For the same reason, whenever a websocket is disconnected, a new URL must be requested through the above endpoint. Disconnection may happen from time to time but shall not happen during the processing of a request. The provided URLs expire after 1 hour. A connection may remain open longer than that, but new connections must request a new URL.

The endpoint returns the following JSON body:

{
  "websocket_url": "<url>"
}

Authentication Endpoints

To make use of the Daisys API, first an access token must be granted. This can be retrieved by a POST request to the auth/login endpoint:

https://api.daisys.ai/auth/login

The content body should have the form:

{
  "email": <user@example.com>,
  "password": <password>
}

On failure, a 401 HTTP status is returned. (In the client library, an exception is raised.) On success, a JSON object containing access_token and refresh_token fields is provided.

The access_token string should be attached to all GET and POST requests in the HTTP header, in the following form:

Authorization: Bearer <access_token>

Furthermore if the access_token is no longer working, the refresh_token can be used to get a new one without supplying the password:

https://api.daisys.ai/auth/refresh

In this case the POST request should have the form:

{
  "email": <user@example.com>,
  "refresh_token": <refresh_token>
}

The response contains new access_token and refresh_token fields. This allows to continually refresh an initial token whenever needed, so that the API can be used without providing a password.

Note that this token refresh logic is taken care of automatically by the Python client library. The client can also be initiated with just an email and refresh token rather than an email and password, so that credentials need not be provided to the Daisys API client. It is also alternatively possible to request a permatoken, which does not need to be refreshed.

On the other hand, refresh tokens can be revoked at any time through the following POST endpoint:

with content body of the form:

{
  "refresh_token": <refresh_token>,
}

JSON input structures

POST endpoints, namely takes/generate and voices/generate, take input in their content body in the form of JSON objects.

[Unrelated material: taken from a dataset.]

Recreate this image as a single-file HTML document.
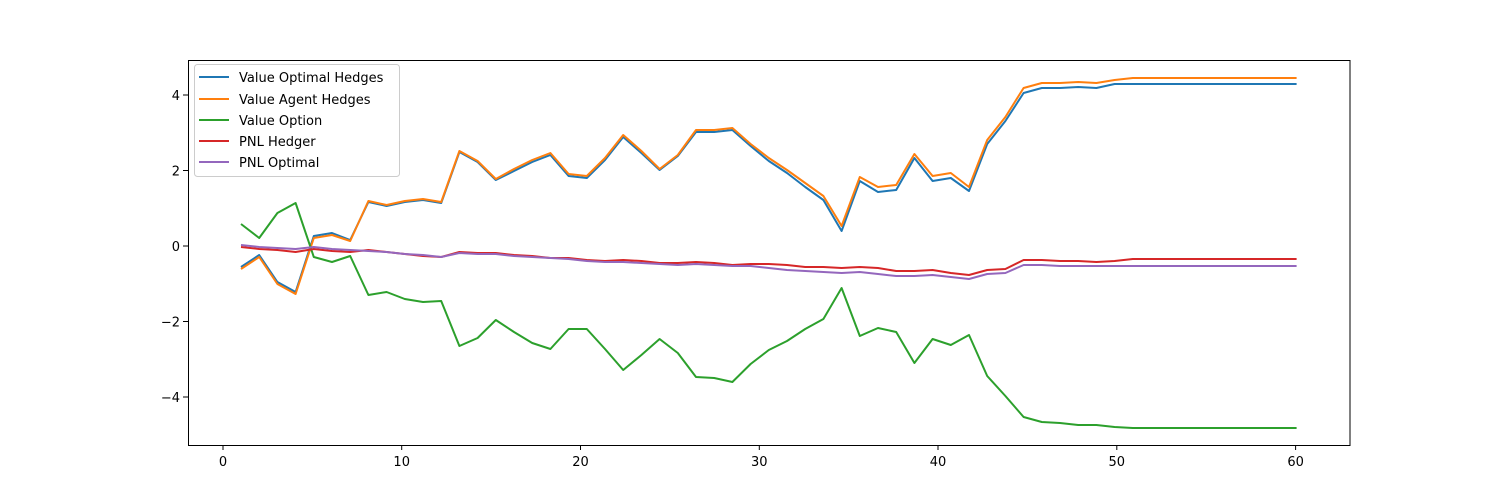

The structure of all such objects can be inferred by reading the models, since the fields can be translated directly to JSON. Nonetheless some of the embedded structures and optional fields can be confusing, thus we give some examples here.

A minimal example of TakeGenerate:

{
  "text": "This is some text to speak.",
  "prosody": {"pace": -3, "pitch": 0, "expression": 4},
  "voice_id": "01h3anwqdh1q6zhf9s9s239wky",
}

Optional fields such as style, override_language, and done_webhook can be added as desired.

Here is an example of TakeGenerate using all available fields:

{
  "text": "This is some text to speak.",
  "override_language": "en-GB",
  "prosody": {"pace": -3, "pitch": 0, "expression": 4},
  "voice_id": "01h3anwqdh1q6zhf9s9s239wky",
  "style": ["narrator"],
  "status_webhook": "https://myservice.com/daisys_webhooks/take_status/1234",
  "done_webhook": "https://myservice.com/daisys_webhooks/take_done/1234",
}

Note that override_language is provided here as an example, but if it is not provided (is null) then the Daisys API will attempt to pronounce words in the correct language on a per-word basis. If it is provided, then the model may for example mispronounce loan words, since it assumes a single language for the input text. The presence of the style field depends on the model in use, as does the supported prosody types, although all models support the simple prosody type with pace, pitch, and expression being integer values from -10 to 10. Specific information about the model can be retrieved by the /speak/models endpoint.

Finally, here is an example of input for voices/generate:

{
  "name": "Bob",
  "default_prosody": {"pace": 0, "pitch": 0, "expression": 0},
  "model": "eng_base",
  "gender": "male",
  "done_webhook": "https://myservice.com/daisys_webhooks/voice_done/1234",
}

Here, a default prosody is specified for the voice, which is adopted in subsequent /take/generate requests if prosody is not provided (left as null).